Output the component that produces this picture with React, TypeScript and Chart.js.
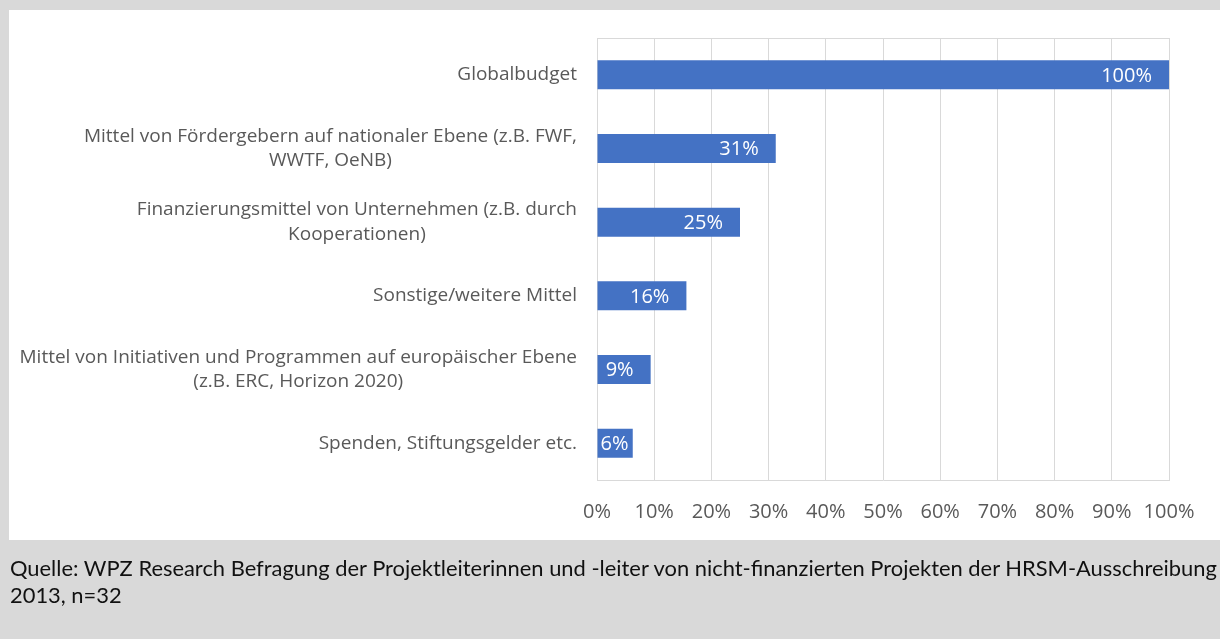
import React, { useEffect, useRef } from "react";
import { Chart, registerables } from "chart.js";

Chart.register(...registerables);

const categories: string[][] = [
  ["Globalbudget"],
  ["Mittel von Fördergebern auf nationaler Ebene (z.B. FWF,", "WWTF, OeNB)"],
  ["Finanzierungsmittel von Unternehmen (z.B. durch", "Kooperationen)"],
  ["Sonstige/weitere Mittel"],
  ["Mittel von Initiativen und Programmen auf europäischer Ebene", "(z.B. ERC, Horizon 2020)"],
  ["Spenden, Stiftungsgelder etc."],
];
const values: number[] = [100, 31.25, 25, 15.63, 9.38, 6.25];
const valueLabels: string[] = ["100%", "31%", "25%", "16%", "9%", "6%"];
const captionLines: string[] = [
  "Quelle: WPZ Research Befragung der Projektleiterinnen und -leiter von nicht-finanzierten Projekten der HRSM-Ausschreibung",
  "2013, n=32",
];

const FONT = "'Open Sans', 'Noto Sans', sans-serif";

const customDraw = {
  id: "customDraw",
  beforeDatasetsDraw(chart: any) {
    const { ctx, chartArea } = chart;
    ctx.save();
    ctx.strokeStyle = "#d9d9d9";
    ctx.lineWidth = 1;
    ctx.beginPath();
    ctx.moveTo(chartArea.left, chartArea.top + 0.5);
    ctx.lineTo(chartArea.right, chartArea.top + 0.5);
    ctx.stroke();
    ctx.restore();
  },
  afterDatasetsDraw(chart: any) {
    const { ctx, chartArea } = chart;
    const yScale = chart.scales.y;
    const meta = chart.getDatasetMeta(0);
    ctx.save();
    ctx.font = `19px ${FONT}`;
    ctx.fillStyle = "#595959";
    ctx.textAlign = "center";
    ctx.textBaseline = "middle";
    const rightEdge = chartArea.left - 20;
    const lh = 24.5;
    categories.forEach((lines, i) => {
      const cy = yScale.getPixelForValue(i);
      const maxW = Math.max(...lines.map((l) => ctx.measureText(l).width));
      const cx = rightEdge - maxW / 2;
      const startY = cy - ((lines.length - 1) * lh) / 2;
      lines.forEach((l, j) => ctx.fillText(l, cx, startY + j * lh));
    });
    ctx.font = `20px ${FONT}`;
    ctx.fillStyle = "#ffffff";
    ctx.textAlign = "left";
    meta.data.forEach((bar: any, i: number) => {
      const txt = valueLabels[i];
      const w = ctx.measureText(txt).width;
      const x = Math.max(bar.x - 17 - w, bar.base + 3);
      ctx.fillText(txt, x, bar.y + 1);
    });
    ctx.restore();
  },
};

function BarChart() {
  const ref = useRef<HTMLCanvasElement>(null);
  useEffect(() => {
    if (!ref.current) return;
    const chart = new Chart(ref.current, {
      type: "bar",
      data: {
        labels: categories.map((c) => c.join(" ")),
        datasets: [
          {
            data: values,
            backgroundColor: "#4472c4",
            borderWidth: 0,
            categoryPercentage: 1,
            barPercentage: 0.394,
          },
        ],
      },
      options: {
        indexAxis: "y",
        responsive: false,
        animation: false,
        devicePixelRatio: 1,
        layout: { padding: { left: 580, right: 51, top: 28, bottom: 14 } },
        plugins: {
          legend: { display: false },
          tooltip: { enabled: false },
        },
        scales: {
          x: {
            min: 0,
            max: 100,
            ticks: {
              stepSize: 10,
              callback: (v: any) => `${v}%`,
              color: "#595959",
              font: { family: FONT, size: 20 },
              padding: 20,
              maxRotation: 0,
              autoSkip: false,
            },
            grid: { color: "#d9d9d9", lineWidth: 1, drawTicks: false },
            border: { display: true, color: "#d9d9d9" },
          },
          y: {
            ticks: { display: false },
            grid: { display: false },
            border: { display: true, color: "#d9d9d9" },
          },
        },
      },
      plugins: [customDraw],
    });
    return () => chart.destroy();
  }, []);
  return <canvas ref={ref} width={1211} height={548} style={{ display: "block" }} />;
}

export default function App() {
  return (
    <div
      style={{
        position: "fixed",
        left: 0,
        top: 0,
        width: 1220,
        height: 639,
        background: "#d9d9d9",
        overflow: "hidden",
      }}
    >
      <div
        style={{
          position: "absolute",
          left: 9,
          top: 10,
          width: 1211,
          height: 530,
          background: "#ffffff",
        }}
      />
      <div style={{ position: "absolute", left: 9, top: 10 }}>
        <BarChart />
      </div>
      <div
        style={{
          position: "absolute",
          left: 10,
          top: 554,
          fontFamily: "Lato, 'Liberation Sans', sans-serif",
          fontSize: 21.9,
          lineHeight: "27px",
          color: "#111111",
          whiteSpace: "nowrap",
        }}
      >
        {captionLines.map((l, i) => (
          <div key={i}>{l}</div>
        ))}
      </div>
    </div>
  );
}
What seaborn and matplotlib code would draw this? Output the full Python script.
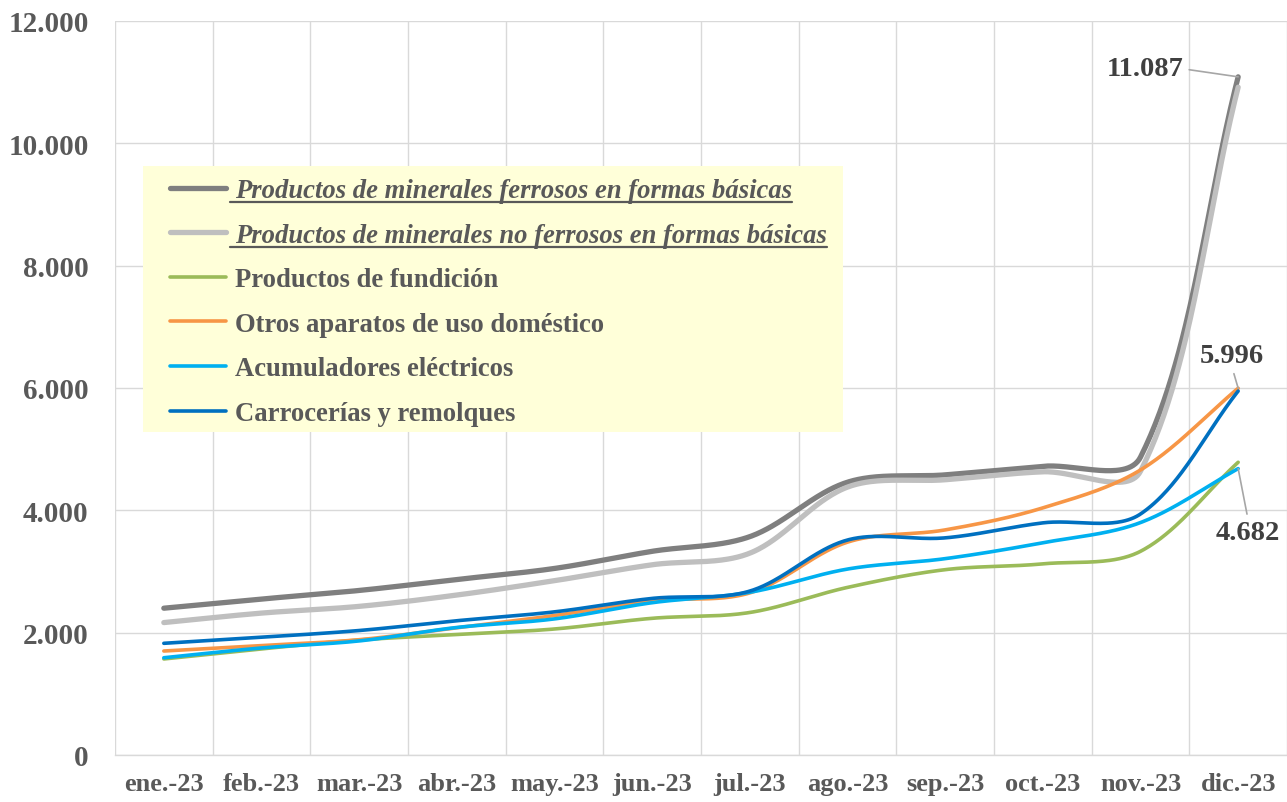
import numpy as np
import pandas as pd
import matplotlib
matplotlib.use("Agg")
import matplotlib.pyplot as plt
from matplotlib.lines import Line2D
from matplotlib.patches import Rectangle
import seaborn as sns

# ---------------- data ----------------
months = ['ene.-23', 'feb.-23', 'mar.-23', 'abr.-23', 'may.-23', 'jun.-23',
          'jul.-23', 'ago.-23', 'sep.-23', 'oct.-23', 'nov.-23', 'dic.-23']
ferrosos = [2400, 2550, 2690, 2870, 3050, 3330, 3570, 4460, 4580, 4720, 4870, 11087]
no_ferrosos = [2165, 2320, 2430, 2615, 2850, 3110, 3300, 4380, 4500, 4630, 4640, 10918]
fundicion = [1570, 1735, 1880, 1970, 2060, 2235, 2330, 2740, 3030, 3125, 3330, 4786]
domestico = [1700, 1790, 1885, 2080, 2280, 2520, 2650, 3480, 3680, 4040, 4660, 5996]
acumuladores = [1590, 1750, 1865, 2085, 2225, 2490, 2660, 3040, 3210, 3470, 3800, 4682]
carrocerias = [1826, 1925, 2035, 2195, 2340, 2560, 2680, 3515, 3550, 3795, 3940, 5950]

series_names = ['Productos de minerales ferrosos en formas básicas',
                'Productos de minerales no ferrosos en formas básicas',
                'Productos de fundición',
                'Otros aparatos de uso doméstico',
                'Acumuladores eléctricos',
                'Carrocerías y remolques']
series_values = [ferrosos, no_ferrosos, fundicion, domestico, acumuladores, carrocerias]
colors = ['#7F7F7F', '#BFBFBF', '#9BBB59', '#F79646', '#00B0F0', '#0070C0']
widths = [3.8, 3.8, 2.6, 2.6, 2.6, 2.6]

y_ticks = [0, 2000, 4000, 6000, 8000, 10000, 12000]
y_tick_labels = ['0', '2.000', '4.000', '6.000', '8.000', '10.000', '12.000']

# ---------------- style ----------------
sns.set_style("white")
plt.rcParams['font.family'] = ['Liberation Serif', 'DejaVu Serif']
plt.rcParams['font.weight'] = 'bold'

W, H = 1287, 803
fig = plt.figure(figsize=(W / 100, H / 100), dpi=100)
ax = fig.add_axes([115 / W, (H - 756) / H, (1287 - 115) / W, (756 - 22) / H])

x_idx = np.arange(len(months))
ax.set_xlim(-0.5, len(months) - 0.5)
ax.set_ylim(0, 12000)


def excel_smooth(ax, xs, ys, n=60):
    """Excel-like smoothed line: cubic Bezier segments, control points
    weighted by adjacent segment lengths in screen space."""
    P = ax.transData.transform(np.column_stack([xs, ys]))
    m = len(P)
    out = [P[0]]
    for i in range(m - 1):
        p0 = P[i - 1] if i > 0 else P[i]
        p1, p2 = P[i], P[i + 1]
        p3 = P[i + 2] if i + 2 < m else P[i + 1]
        d01 = np.linalg.norm(p1 - p0)
        d12 = np.linalg.norm(p2 - p1)
        d23 = np.linalg.norm(p3 - p2)
        f1 = d12 / (d01 + d12) if (d01 + d12) > 0 else 0.5
        f2 = d12 / (d12 + d23) if (d12 + d23) > 0 else 0.5
        c1 = p1 + (p2 - p0) * f1 / 3.0
        c2 = p2 - (p3 - p1) * f2 / 3.0
        t = np.linspace(0, 1, n)[1:, None]
        seg = ((1 - t) ** 3) * p1 + 3 * ((1 - t) ** 2) * t * c1 + 3 * (1 - t) * t ** 2 * c2 + t ** 3 * p2
        out.extend(seg)
    out = np.array(out)
    return ax.transData.inverted().transform(out)


# grid
ax.set_yticks(y_ticks)
ax.set_yticklabels(y_tick_labels)
ax.set_xticks(x_idx)
ax.set_xticklabels(months)
ax.set_xticks(np.arange(-0.5, len(months), 1.0), minor=True)
ax.grid(False)
ax.yaxis.grid(True, which='major', color='#D9D9D9', linewidth=1.0)
ax.xaxis.grid(True, which='minor', color='#D9D9D9', linewidth=1.0)
ax.set_axisbelow(True)
for s in ['top', 'right', 'left']:
    ax.spines[s].set_visible(False)
ax.spines['bottom'].set_color('#D9D9D9')
ax.spines['bottom'].set_linewidth(1.0)
ax.tick_params(axis='both', which='both', length=0)
ax.tick_params(axis='y', labelsize=21, labelcolor='#595959', pad=19)
ax.tick_params(axis='x', labelsize=19, labelcolor='#595959', pad=12)
for lab in ax.get_xticklabels() + ax.get_yticklabels():
    lab.set_fontweight('bold')

# lines (draw order: later ones on top)
order = [1, 0, 2, 3, 4, 5]
handles = {}
for i in order:
    curve = excel_smooth(ax, x_idx, series_values[i])
    df = pd.DataFrame({'x': curve[:, 0], 'y': curve[:, 1]})
    sns.lineplot(data=df, x='x', y='y', ax=ax, color=colors[i], linewidth=widths[i],
                 sort=False, estimator=None, solid_capstyle='round', zorder=2 + i * 0.1)
    handles[i] = Line2D([0], [0], color=colors[i], linewidth=widths[i], solid_capstyle='round')
ax.set_xlabel('')
ax.set_ylabel('')
ax.set_xlim(-0.5, len(months) - 0.5)
ax.set_ylim(0, 12000)

# data labels
lab_kw = dict(fontsize=20.5, fontweight='bold', color='#404040', textcoords='offset pixels',
              annotation_clip=False, zorder=6)
arrow_kw = dict(arrowstyle='-', color='#A6A6A6', lw=1.2, shrinkA=2, shrinkB=0)
last = len(months) - 1
ax.annotate(f"{ferrosos[-1]/1000:.3f}", xy=(last, ferrosos[-1]), xytext=(-55, 8),
            ha='right', va='center',
            arrowprops=dict(**arrow_kw, relpos=(1.0, 0.5)), **lab_kw)
ax.annotate(f"{domestico[-1]/1000:.3f}", xy=(last, domestico[-1]), xytext=(-6, 33),
            ha='center', va='center',
            arrowprops=dict(**arrow_kw, relpos=(0.5, 0.0)), **lab_kw)
ax.annotate(f"{acumuladores[-1]/1000:.3f}", xy=(last, acumuladores[-1]), xytext=(10, -64),
            ha='center', va='center',
            arrowprops=dict(**arrow_kw, relpos=(0.5, 1.0)), **lab_kw)

# legend background (inside the axes, above grid and lines, below legend)
bg = Rectangle((143 / W, 1 - 433 / H), (843 - 143) / W, (433 - 167) / H,
               transform=fig.transFigure, facecolor='#FFFFD9', edgecolor='none',
               zorder=3, clip_on=False)
ax.add_patch(bg)

leg = ax.legend([handles[i] for i in range(6)], series_names,
                loc='upper left', bbox_to_anchor=(170 / W, 1 - 179 / H),
                bbox_transform=fig.transFigure, frameon=False, borderpad=0,
                borderaxespad=0, handlelength=2.1, handletextpad=0.35,
                labelspacing=0.735, prop={'size': 19.2, 'weight': 'bold'})
leg.set_zorder(7)
for j, t in enumerate(leg.get_texts()):
    t.set_color('#595959')
    if j < 2:
        t.set_fontstyle('italic')

fig.canvas.draw()
renderer = fig.canvas.get_renderer()
for t in leg.get_texts()[:2]:
    bb = t.get_window_extent(renderer)
    yy = bb.y0 + 1
    fig.add_artist(Line2D([(bb.x0 - 5) / W, bb.x1 / W], [yy / H, yy / H],
                          transform=fig.transFigure, color='#595959', linewidth=1.6, zorder=8))

fig.savefig('out.png', dpi=100)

=======

TASK BRIEF
In the listing above, find the line containing "What seaborn and" and the line containing "import seaborn as sns", then return both of them and every line between, exactly, without pictures.

RIGHT ANSWER
What seaborn and matplotlib code would draw this? Output the full Python script.
import numpy as np
import pandas as pd
import matplotlib
matplotlib.use("Agg")
import matplotlib.pyplot as plt
from matplotlib.lines import Line2D
from matplotlib.patches import Rectangle
import seaborn as sns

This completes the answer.